─── Source material
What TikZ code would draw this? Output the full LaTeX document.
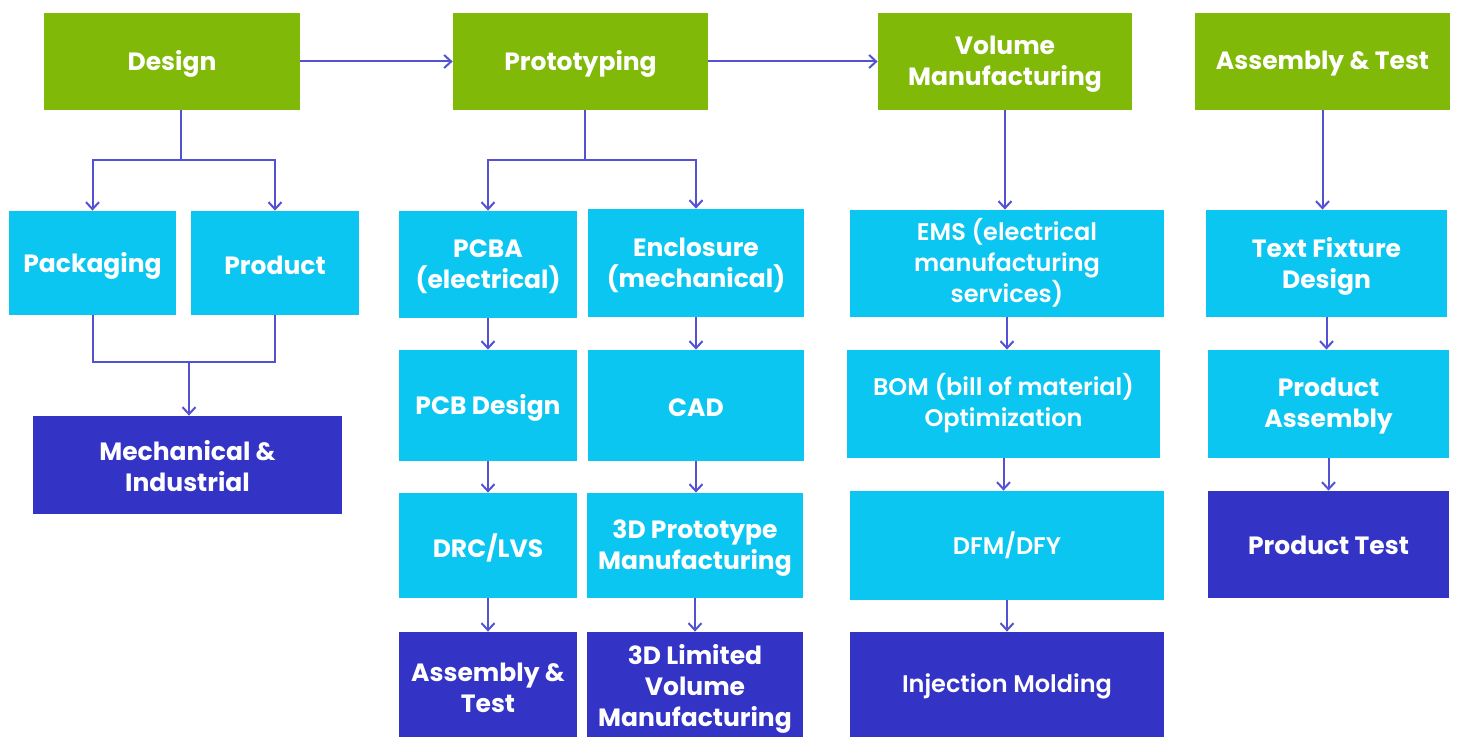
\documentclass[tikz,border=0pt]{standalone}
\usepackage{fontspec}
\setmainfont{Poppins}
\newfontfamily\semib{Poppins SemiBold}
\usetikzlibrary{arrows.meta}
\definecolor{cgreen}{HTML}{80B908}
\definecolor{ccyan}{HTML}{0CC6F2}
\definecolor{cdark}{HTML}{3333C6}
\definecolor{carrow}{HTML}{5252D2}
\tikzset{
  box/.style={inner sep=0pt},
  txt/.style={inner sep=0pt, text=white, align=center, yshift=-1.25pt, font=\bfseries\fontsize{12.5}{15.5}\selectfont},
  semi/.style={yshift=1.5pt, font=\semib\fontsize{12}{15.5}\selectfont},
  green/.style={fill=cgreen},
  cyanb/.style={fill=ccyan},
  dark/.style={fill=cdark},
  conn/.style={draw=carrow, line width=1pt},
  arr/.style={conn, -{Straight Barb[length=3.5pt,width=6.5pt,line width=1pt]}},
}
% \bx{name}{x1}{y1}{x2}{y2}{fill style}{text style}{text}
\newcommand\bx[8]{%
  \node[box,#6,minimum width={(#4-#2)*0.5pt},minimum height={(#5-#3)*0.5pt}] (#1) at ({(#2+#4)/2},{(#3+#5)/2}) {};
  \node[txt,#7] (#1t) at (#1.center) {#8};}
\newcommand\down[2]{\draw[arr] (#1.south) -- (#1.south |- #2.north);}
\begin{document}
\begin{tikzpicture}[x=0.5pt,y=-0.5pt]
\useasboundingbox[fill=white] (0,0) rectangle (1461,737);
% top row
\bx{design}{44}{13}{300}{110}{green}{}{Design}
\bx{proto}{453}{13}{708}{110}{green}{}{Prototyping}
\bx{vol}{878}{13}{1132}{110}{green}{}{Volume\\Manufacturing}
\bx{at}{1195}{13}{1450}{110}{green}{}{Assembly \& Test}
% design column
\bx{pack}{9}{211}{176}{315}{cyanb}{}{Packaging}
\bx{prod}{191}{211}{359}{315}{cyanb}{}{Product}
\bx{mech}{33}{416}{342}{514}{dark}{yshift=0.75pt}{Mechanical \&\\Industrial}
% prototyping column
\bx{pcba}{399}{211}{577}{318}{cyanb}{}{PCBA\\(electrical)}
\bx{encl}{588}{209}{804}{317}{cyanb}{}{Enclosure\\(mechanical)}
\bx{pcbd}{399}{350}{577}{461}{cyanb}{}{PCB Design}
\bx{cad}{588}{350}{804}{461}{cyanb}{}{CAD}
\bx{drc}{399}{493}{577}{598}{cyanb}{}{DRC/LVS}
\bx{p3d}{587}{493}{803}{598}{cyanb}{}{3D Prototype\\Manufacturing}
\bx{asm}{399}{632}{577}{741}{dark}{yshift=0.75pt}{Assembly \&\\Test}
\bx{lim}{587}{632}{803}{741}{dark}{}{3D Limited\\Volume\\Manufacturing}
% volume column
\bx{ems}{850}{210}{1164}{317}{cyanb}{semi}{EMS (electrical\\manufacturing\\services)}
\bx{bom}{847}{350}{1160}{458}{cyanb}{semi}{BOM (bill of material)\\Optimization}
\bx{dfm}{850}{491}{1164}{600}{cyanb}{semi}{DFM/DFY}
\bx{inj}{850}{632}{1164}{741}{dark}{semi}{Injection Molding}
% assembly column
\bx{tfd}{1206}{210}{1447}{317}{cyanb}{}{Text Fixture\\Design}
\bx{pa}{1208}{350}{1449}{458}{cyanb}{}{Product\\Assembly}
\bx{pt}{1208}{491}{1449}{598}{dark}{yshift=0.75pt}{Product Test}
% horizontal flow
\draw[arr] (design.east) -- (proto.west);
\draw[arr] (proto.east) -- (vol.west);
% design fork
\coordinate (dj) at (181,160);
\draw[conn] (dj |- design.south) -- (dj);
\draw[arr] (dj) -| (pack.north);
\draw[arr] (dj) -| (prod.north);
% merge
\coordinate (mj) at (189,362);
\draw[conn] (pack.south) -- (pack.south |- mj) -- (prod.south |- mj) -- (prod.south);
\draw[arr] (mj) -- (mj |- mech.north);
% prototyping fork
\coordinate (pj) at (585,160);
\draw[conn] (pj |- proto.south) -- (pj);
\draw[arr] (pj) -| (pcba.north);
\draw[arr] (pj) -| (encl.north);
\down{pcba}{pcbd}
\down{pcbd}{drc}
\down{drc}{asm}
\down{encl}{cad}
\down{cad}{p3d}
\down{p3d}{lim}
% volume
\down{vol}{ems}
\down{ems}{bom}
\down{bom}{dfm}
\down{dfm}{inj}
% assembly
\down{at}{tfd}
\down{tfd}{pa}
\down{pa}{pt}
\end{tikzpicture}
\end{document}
──────
What the task asks:
Reproduce the full listing above verbatim, with no pictures included.

Answer in full:
What TikZ code would draw this? Output the full LaTeX document.
\documentclass[tikz,border=0pt]{standalone}
\usepackage{fontspec}
\setmainfont{Poppins}
\newfontfamily\semib{Poppins SemiBold}
\usetikzlibrary{arrows.meta}
\definecolor{cgreen}{HTML}{80B908}
\definecolor{ccyan}{HTML}{0CC6F2}
\definecolor{cdark}{HTML}{3333C6}
\definecolor{carrow}{HTML}{5252D2}
\tikzset{
  box/.style={inner sep=0pt},
  txt/.style={inner sep=0pt, text=white, align=center, yshift=-1.25pt, font=\bfseries\fontsize{12.5}{15.5}\selectfont},
  semi/.style={yshift=1.5pt, font=\semib\fontsize{12}{15.5}\selectfont},
  green/.style={fill=cgreen},
  cyanb/.style={fill=ccyan},
  dark/.style={fill=cdark},
  conn/.style={draw=carrow, line width=1pt},
  arr/.style={conn, -{Straight Barb[length=3.5pt,width=6.5pt,line width=1pt]}},
}
% \bx{name}{x1}{y1}{x2}{y2}{fill style}{text style}{text}
\newcommand\bx[8]{%
  \node[box,#6,minimum width={(#4-#2)*0.5pt},minimum height={(#5-#3)*0.5pt}] (#1) at ({(#2+#4)/2},{(#3+#5)/2}) {};
  \node[txt,#7] (#1t) at (#1.center) {#8};}
\newcommand\down[2]{\draw[arr] (#1.south) -- (#1.south |- #2.north);}
\begin{document}
\begin{tikzpicture}[x=0.5pt,y=-0.5pt]
\useasboundingbox[fill=white] (0,0) rectangle (1461,737);
% top row
\bx{design}{44}{13}{300}{110}{green}{}{Design}
\bx{proto}{453}{13}{708}{110}{green}{}{Prototyping}
\bx{vol}{878}{13}{1132}{110}{green}{}{Volume\\Manufacturing}
\bx{at}{1195}{13}{1450}{110}{green}{}{Assembly \& Test}
% design column
\bx{pack}{9}{211}{176}{315}{cyanb}{}{Packaging}
\bx{prod}{191}{211}{359}{315}{cyanb}{}{Product}
\bx{mech}{33}{416}{342}{514}{dark}{yshift=0.75pt}{Mechanical \&\\Industrial}
% prototyping column
\bx{pcba}{399}{211}{577}{318}{cyanb}{}{PCBA\\(electrical)}
\bx{encl}{588}{209}{804}{317}{cyanb}{}{Enclosure\\(mechanical)}
\bx{pcbd}{399}{350}{577}{461}{cyanb}{}{PCB Design}
\bx{cad}{588}{350}{804}{461}{cyanb}{}{CAD}
\bx{drc}{399}{493}{577}{598}{cyanb}{}{DRC/LVS}
\bx{p3d}{587}{493}{803}{598}{cyanb}{}{3D Prototype\\Manufacturing}
\bx{asm}{399}{632}{577}{741}{dark}{yshift=0.75pt}{Assembly \&\\Test}
\bx{lim}{587}{632}{803}{741}{dark}{}{3D Limited\\Volume\\Manufacturing}
% volume column
\bx{ems}{850}{210}{1164}{317}{cyanb}{semi}{EMS (electrical\\manufacturing\\services)}
\bx{bom}{847}{350}{1160}{458}{cyanb}{semi}{BOM (bill of material)\\Optimization}
\bx{dfm}{850}{491}{1164}{600}{cyanb}{semi}{DFM/DFY}
\bx{inj}{850}{632}{1164}{741}{dark}{semi}{Injection Molding}
% assembly column
\bx{tfd}{1206}{210}{1447}{317}{cyanb}{}{Text Fixture\\Design}
\bx{pa}{1208}{350}{1449}{458}{cyanb}{}{Product\\Assembly}
\bx{pt}{1208}{491}{1449}{598}{dark}{yshift=0.75pt}{Product Test}
% horizontal flow
\draw[arr] (design.east) -- (proto.west);
\draw[arr] (proto.east) -- (vol.west);
% design fork
\coordinate (dj) at (181,160);
\draw[conn] (dj |- design.south) -- (dj);
\draw[arr] (dj) -| (pack.north);
\draw[arr] (dj) -| (prod.north);
% merge
\coordinate (mj) at (189,362);
\draw[conn] (pack.south) -- (pack.south |- mj) -- (prod.south |- mj) -- (prod.south);
\draw[arr] (mj) -- (mj |- mech.north);
% prototyping fork
\coordinate (pj) at (585,160);
\draw[conn] (pj |- proto.south) -- (pj);
\draw[arr] (pj) -| (pcba.north);
\draw[arr] (pj) -| (encl.north);
\down{pcba}{pcbd}
\down{pcbd}{drc}
\down{drc}{asm}
\down{encl}{cad}
\down{cad}{p3d}
\down{p3d}{lim}
% volume
\down{vol}{ems}
\down{ems}{bom}
\down{bom}{dfm}
\down{dfm}{inj}
% assembly
\down{at}{tfd}
\down{tfd}{pa}
\down{pa}{pt}
\end{tikzpicture}
\end{document}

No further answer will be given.